For this reason, astronomers have been seeking a certain type of object known as a pulsar – a rapidly rotating stellar remnant that, itself, is incredibly dense. Because of their regular periods and strong magnetic fields, the existence of a nearby pulsar to the galactic center would reveal the strength and structure of the magnetic field in the gas field that is about to be accreted into the black hole.
“In order to understand the properties of Sgr A*, we need to comprehend the accretion of gas into the black hole,” says Michael Kramer, director at the Max Planck Institute for Radio Astronomy (MPIfR) and head of its Fundamental Physics research department..
“However, up to now, the magnetization of the gas, which is a crucial parameter determining the structure of the accretion flow, remains unknown. Our study changes that by using the discovered pulsar to probe the strength of the magnetic field at the start of this accretion flow of gas into the central object.”
Now, an international team of astronomers has discovered just such an object. This particular source, known as PSR J1745-2900 is from a subclass of pulsars known as magnetars – similar to normal pulsars except that they have magnetic fields some 1,000 times stronger than their counterparts, making the fields 100 trillion times more powerful than Earth’s magnetic field.

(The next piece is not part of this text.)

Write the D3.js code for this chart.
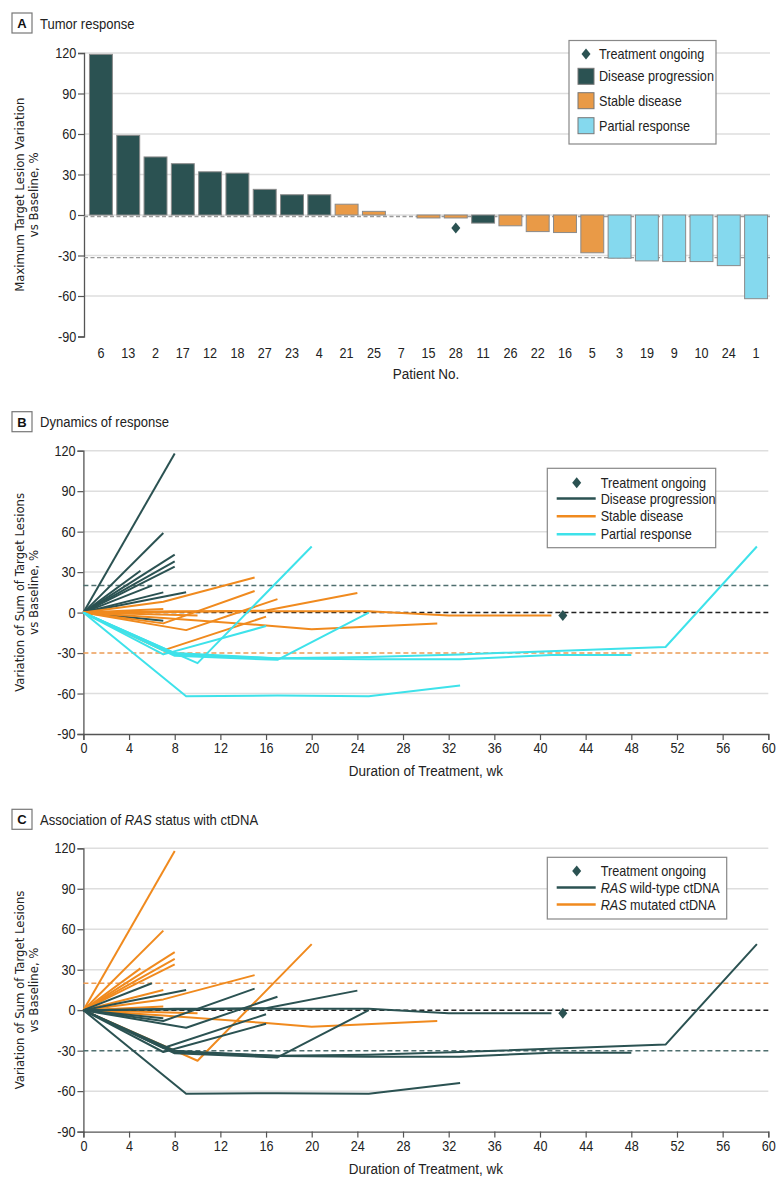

Initially reported as X-ray pulsarion from the NuSTAR telescope, astronomers quickly turned to the Effelsberg 100-meter radio dish. “The Effelsberg radio telescope was built such that it could observe the galactic center. And 40 years later it detects the first radio pulsar there,” explains Heino Falcke, professor of astroparticle physics and radio astronomy at Radboud University Nijmegen. “Sometimes we have to be patient. It was a laborious effort, but finally we succeeded.”
“As soon as we heard about the discovery of regular pulsation with the NuSTAR telescope we pointed the Effelsberg 100-m dish in the direction of the galactic center,” says Ralph Eatough from MPIfR and lead author of the study. “On our first attempt the pulsar was not clearly visible, but some pulsars are stubborn and require a few observations to be detected. The second time we looked, the pulsar had become very active in the radio band and was very bright. I could hardly believe that we had finally detected a pulsar in the galactic center!”

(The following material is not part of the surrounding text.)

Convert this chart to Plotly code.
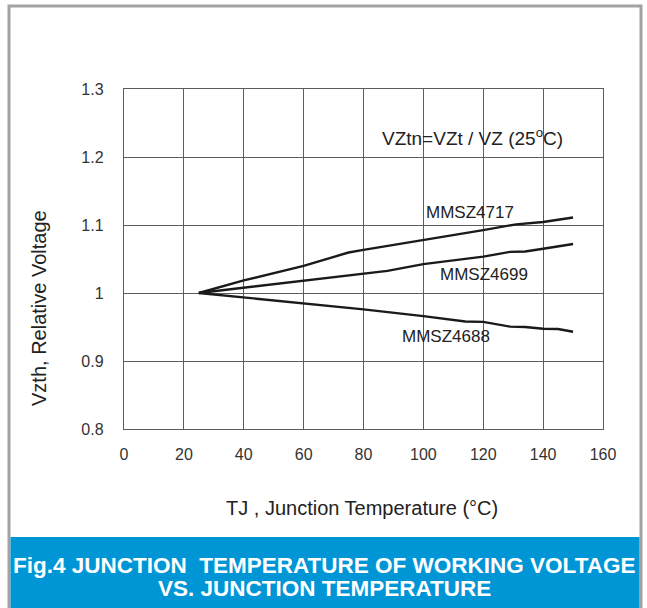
import plotly.graph_objects as go

# ---- data ----
tj_4717 = [25, 40, 60, 75, 80, 100, 120, 131, 140, 150]
vz_4717 = [1.0, 1.0185, 1.040, 1.0595, 1.0635, 1.0775, 1.0925, 1.101, 1.1045, 1.111]

tj_4699 = [25, 40, 60, 80, 88, 100, 120, 129, 134, 140, 150]
vz_4699 = [1.0, 1.0075, 1.0185, 1.0275, 1.0325, 1.0425, 1.0535, 1.0605, 1.061, 1.065, 1.072]

tj_4688 = [25, 40, 60, 80, 100, 114, 120, 129, 134, 140, 145, 150]
vz_4688 = [1.0, 0.9935, 0.9845, 0.976, 0.966, 0.958, 0.9575, 0.9505, 0.950, 0.9475, 0.947, 0.943]

x_ticks = [0, 20, 40, 60, 80, 100, 120, 140, 160]
y_ticks = [0.8, 0.9, 1.0, 1.1, 1.2, 1.3]
y_tick_text = ["0.8", "0.9", "1", "1.1", "1.2", "1.3"]

series_names = ["MMSZ4717", "MMSZ4699", "MMSZ4688"]

# ---- layout geometry (pixels) ----
W, H = 647, 608
L, R, T, B = 124, 603, 89, 429


def px(x):
    return (x - L) / (R - L)


def py(y):
    return (B - y) / (B - T)


FONT = "Liberation Sans, Arial, sans-serif"
NARROW = "Liberation Sans Narrow, Arial Narrow, Liberation Sans, sans-serif"

fig = go.Figure()
for xs, ys, name in zip([tj_4717, tj_4699, tj_4688], [vz_4717, vz_4699, vz_4688], series_names):
    fig.add_trace(go.Scatter(x=xs, y=ys, mode="lines", name=name,
                             line=dict(color="#1a1a1a", width=2.4), showlegend=False,
                             hoverinfo="skip"))

axis_common = dict(showgrid=True, gridcolor="#5c5c5c", gridwidth=1.2,
                   showline=True, linecolor="#5c5c5c", linewidth=1.4, mirror=True,
                   zeroline=False, ticks="", tickfont=dict(family=NARROW, size=16, color="#333333"))

fig.update_xaxes(range=[0, 160], tickvals=x_ticks, ticklabelstandoff=11, **axis_common)
fig.update_yaxes(range=[0.8, 1.3], tickvals=y_ticks, ticktext=y_tick_text,
                 ticklabelstandoff=16, **axis_common)

shapes = []
# outer gray frame
shapes.append(dict(type="rect", xref="paper", yref="paper",
                   x0=px(9), x1=px(641), y0=py(620), y1=py(6),
                   line=dict(color="#a3a3a3", width=3), fillcolor="rgba(0,0,0,0)", layer="below"))
# blue banner
shapes.append(dict(type="rect", xref="paper", yref="paper",
                   x0=px(10.5), x1=px(639.5), y0=py(620), y1=py(537),
                   line=dict(width=0), fillcolor="#0096d6", layer="above"))
# white boxes hiding grid behind labels
for (x0, x1, y0, y1) in [(375, 570, 125, 146), (421, 517, 195, 227), (427, 535, 260, 294)]:
    shapes.append(dict(type="rect", xref="paper", yref="paper",
                       x0=px(x0), x1=px(x1), y0=py(y1), y1=py(y0),
                       line=dict(width=0), fillcolor="white", layer="between"))

annotations = []


def ann(text, x, y, size=17, family=FONT, color="#222222", angle=0):
    annotations.append(dict(text=text, xref="paper", yref="paper", x=px(x), y=py(y),
                            xanchor="center", yanchor="middle", showarrow=False,
                            textangle=angle, font=dict(family=family, size=size, color=color)))


ann("VZtn=VZt / VZ (25<sup>o</sup>C)", 472, 137, size=19)
ann(series_names[0], 470, 212)
ann(series_names[1], 484, 274)
ann(series_names[2], 446, 336)
ann("TJ , Junction Temperature (°C)", 362, 508, size=20)
ann("Vzth, Relative Voltage", 39, 308, size=20, angle=-90)
ann("<b>Fig.4 JUNCTION \u00a0TEMPERATURE OF WORKING VOLTAGE</b>", 324, 565, size=22.5,
    family=NARROW, color="white")
ann("<b>VS. JUNCTION TEMPERATURE</b>", 324, 588, size=22.5, family=NARROW, color="white")

fig.update_layout(width=W, height=H, margin=dict(l=L, r=W - R, t=T, b=H - B, pad=0),
                  paper_bgcolor="white", plot_bgcolor="white",
                  shapes=shapes, annotations=annotations)

fig.write_html("out.html", config={"displayModeBar": False},
               post_script="document.body.style.margin='0';")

Radio observatories around the world, including Jodrell Band and the Very Large Array, also contributed to confirm the results. One thing that struck the scientists was the brightness of the magnetar.
“The lucky alignment of this gas with a pulsar so close to the black hole has given us a valuable tool for understanding this difficult-to-observe environment,” said Paul Demorest, of the National Radio Astronomy Observatory. “The closer you get to the black hole and the disk surrounding it, the stronger the magnetic field should become. Our measurement shows the field strength we would expect at the distance we believe that gas cloud is from the black hole.”
Sadly, though, because this particular specimen spins rather slowly for a pulsar, and is more chaotic than normal, young pulsars, there is still more refinement that can be done. To this end, astronomers are now looking for other pulsars that may be lurking in the area – ideally ones that are even closer to the black hole than the half light-year orbital radius that J1745 follows. If found, closer pulsars could also allow astronomers to probe the warping of space-time caused by the black hole.
“Ideally we would like to find faster spinning pulsars even closer to Sgr A* allowing more accurate timing,” says Eatough. “The new pulsar has considerably raised our hopes of this possibility for the future.”